ERC to give small hydro power firms special tariff
By By Fredrick Obura
| Aug 13th 2012 | 3 min read
By Fredrick Obura
The Energy Regulation Commission (ERC) is coming up with a tariff structure expected to guide the way hydro power projects intending to use existing Kenya Power lines to transfer excess power to other users will operate.
Technically referred to as power wheeling, which involves independent generators using existing power lines owned by Kenya Power, the system has not been operational due to lack of a tariff structure.
“There is no doubt that the idea will be adopted but of major concern is to come up with a system that will ensure the owner of the current infrastructure is compensated as measures are put in place to safeguard the stability of the existing grid,” ERC director of electricity Joe Ng’ang’a, said.
Power purchase agreement
The Kenya Tea Development Agency, through its subsidiary KTDA Power Company is assisting factories in Nyeri County to build a 5MW capacity small hydro-electric power plant for use in four tea factories, with the surplus expected to be fed into the national grid.
The construction work for the $14.5 million (Sh1.2 billion) plant on Gura River is set to begin this month, the Project Manager Lucas Maina said.
“The project will generate five megawatts of electricity for supply to Gathuthi, Gitugi, Iria-ini and Chinga tea factories and we expect it to be complete in 2015,” he said, adding that the initiative is expected to reduce reliance on wood fuel thus contributing to climate change management.
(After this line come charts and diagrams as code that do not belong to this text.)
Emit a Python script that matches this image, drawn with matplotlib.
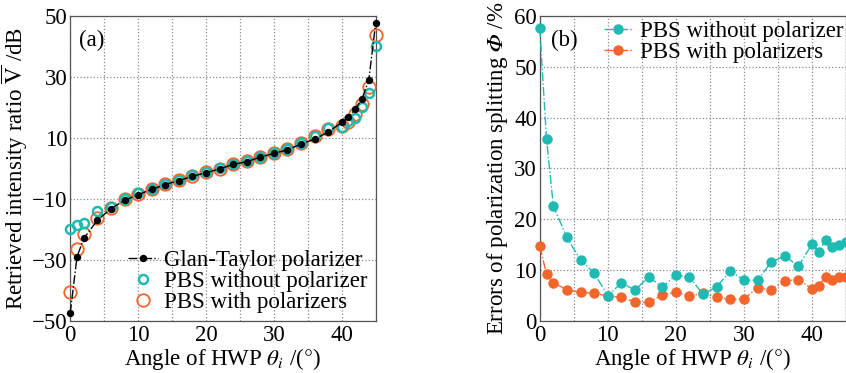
import matplotlib
matplotlib.use('Agg')
import matplotlib.pyplot as plt
from matplotlib.ticker import MultipleLocator

plt.rcParams['font.family'] = ['Liberation Serif', 'DejaVu Serif']
plt.rcParams['mathtext.fontset'] = 'stix'

CYAN = '#1fbab3'
ORANGE = '#f2662c'
GRID = '#8a8a8a'
FS = 16.5

# ---- panel (a) data ----
ang_a = [0, 1, 2, 4, 6, 8, 10, 12, 14, 16, 18, 20, 22, 24, 26, 28, 30,
         32, 34, 36, 38, 40, 41, 42, 43, 44, 45]
glan = [-47.5, -29.0, -23.0, -17.0, -13.2, -10.5, -8.6, -6.9, -5.3, -4.0,
        -2.6, -1.4, -0.2, 1.3, 2.2, 3.7, 4.9, 6.1, 8.0, 9.6, 11.9, 15.1,
        16.8, 19.5, 22.8, 29.1, 47.6]
pbs_no = [-20.0, -18.7, -17.8, -14.0, -12.6, -10.0, -8.0, -6.6, -5.0, -3.8,
          -2.3, -1.1, 0.0, 1.5, 2.5, 3.9, 5.1, 6.4, 8.4, 10.7, 13.2, 13.5,
          15.4, 16.5, 20.3, 24.9, 40.2]
pbs_pol = [-40.5, -26.3, -21.4, -16.2, -12.9, -10.2, -8.3, -6.8, -5.2, -3.9,
           -2.5, -1.3, -0.1, 1.4, 2.4, 3.8, 5.0, 6.3, 8.2, 10.5, 13.0, 13.8,
           15.1, 17.8, 21.2, 26.6, 43.8]
yticks_a = [-50, -30, -10, 10, 30, 50]

# ---- panel (b) data ----
ang_b = [0, 1, 2, 4, 6, 8, 10, 12, 14, 16, 18, 20, 22, 24, 26, 28, 30,
         32, 34, 36, 38, 40, 41, 42, 43, 44, 45]
err_no = [57.6, 35.7, 22.6, 16.4, 11.9, 9.4, 4.9, 7.5, 6.0, 8.7, 6.6, 9.0,
          8.6, 5.2, 6.7, 9.8, 8.0, 8.0, 11.5, 12.8, 10.7, 15.1, 13.6, 15.9,
          14.5, 15.0, 15.6]
err_pol = [14.7, 9.2, 7.5, 6.1, 5.6, 5.4, 4.9, 4.6, 3.7, 3.6, 5.1, 5.6, 4.9,
           5.4, 4.6, 4.2, 4.3, 6.5, 6.1, 7.9, 8.1, 6.3, 6.9, 8.7, 8.0, 8.7,
           8.7]

fig = plt.figure(figsize=(8.46, 3.73), dpi=100)
ax1 = fig.add_axes([0.083, 0.14, 0.361, 0.817])
ax2 = fig.add_axes([0.638, 0.14, 0.362, 0.817])


def style(ax):
    ax.xaxis.set_major_locator(MultipleLocator(10))
    ax.xaxis.set_minor_locator(MultipleLocator(5))
    ax.grid(True, which='both', linestyle=':', color=GRID, linewidth=0.9)
    ax.tick_params(which='both', length=0, labelsize=FS, pad=2)
    ax.tick_params(axis='x', pad=3)
    for s in ax.spines.values():
        s.set_color('#555555')
        s.set_linewidth(0.9)
    ax.set_axisbelow(True)
    ax.set_xlim(0, 45)
    ax.set_xlabel(r'Angle of HWP $\theta_i$ /($\degree$)', fontsize=FS, labelpad=0)


# (a)
ax1.plot(ang_a, pbs_pol, 'o', mfc='none', mec=ORANGE, mew=1.3, ms=9,
         label='PBS with polarizers', zorder=3, clip_on=False)
ax1.plot(ang_a, pbs_no, 'o', mfc='none', mec=CYAN, mew=1.8, ms=6.5,
         label='PBS without polarizer', zorder=4, clip_on=False)
ax1.plot(ang_a, glan, '-.', marker='o', color='black', lw=1.0, ms=4.3,
         label='Glan-Taylor polarizer', zorder=5, clip_on=False)
ax1.set_ylim(-50, 50)
ax1.set_yticks(yticks_a)
style(ax1)
ax1.set_ylabel(r'Retrieved intensity ratio $\overline{\mathrm{V}}$ /dB',
               fontsize=FS, labelpad=1)
ax1.text(0.03, 0.955, '(a)', transform=ax1.transAxes, fontsize=FS,
         va='top', ha='left')
h, l = ax1.get_legend_handles_labels()
ax1.legend(h[::-1], l[::-1], loc='lower right', frameon=False, fontsize=FS,
           handlelength=1.3, handletextpad=0.3, labelspacing=0.0,
           borderaxespad=0.2, bbox_to_anchor=(1.02, -0.02))

# (b)
ax2.plot(ang_b, err_no, '-.', marker='o', color=CYAN, lw=1.0, ms=6.5,
         label='PBS without polarizer', clip_on=False, zorder=4)
ax2.plot(ang_b, err_pol, '-.', marker='o', color=ORANGE, lw=1.0, ms=6.5,
         label='PBS with polarizers', clip_on=False, zorder=3)
ax2.set_ylim(0, 60)
ax2.yaxis.set_major_locator(MultipleLocator(10))
style(ax2)
ax2.set_ylabel('Errors of polarization splitting $\U0001D6F7$ /%', fontsize=FS,
               labelpad=3)
ax2.text(0.036, 0.955, '(b)', transform=ax2.transAxes, fontsize=FS,
         va='top', ha='left')
ax2.legend(loc='upper right', frameon=False, fontsize=FS,
           handlelength=1.3, handletextpad=0.3, labelspacing=0.0,
           borderaxespad=0.1, bbox_to_anchor=(1.03, 1.02))

fig.savefig('out.png', dpi=100)
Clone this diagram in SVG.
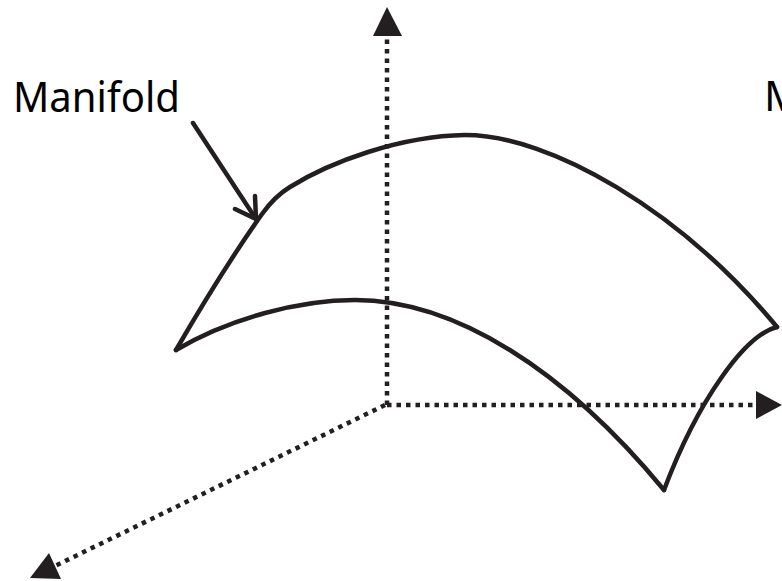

“However, this amount of power is more than the factories can consumeand the excess will be sold to Kenya Power through its existing distribution lines. But this is still a challenge since the energy regulator has not yet set the tariff,” Mr Maina said, adding that KTDA had already negotiated a Power Purchase Agreement (PPA) with Kenya Power.
The KTDA initiated the building of small hydro power plants programme for the tea industry to cut the cost of energy and reduce environmental degradation by use of alternative power sources with funding from Greening the Tea Industry in East Africa, (GTIEA) a project sponsored by United Nations Development Programme (UNEP).
Mr Maina said initially they had plans to build their own transmission lines between the four factories but a study carried out by a French firm Innovation Energie Development and sponsored by GTIEA, recommended that it was more cost effective to use existing lines. The study findings - which used Gura and Kipchoria (in Nandi hills) projects as case studies - noted that small hydro producers need not incur unnecessary costs building their own distribution lines which would also be unfriendly to the environment.
According to Mr Ng’ang’a, the delays in setting the tariff were caused by the ongoing review of relevant Acts of parliament to align them with the new constitution, but he noted that the final product would take care of the interests of all players.
“We have held consultations with all the stakeholders and there is good progress especially in regard to setting of the rates to be used in power wheeling,” he said, adding that some of the factors to be considered would be the voltage and the length of the line being used among others.
“The major concern is to come up with a system that will ensure the owner of the current infrastructure is compensated.”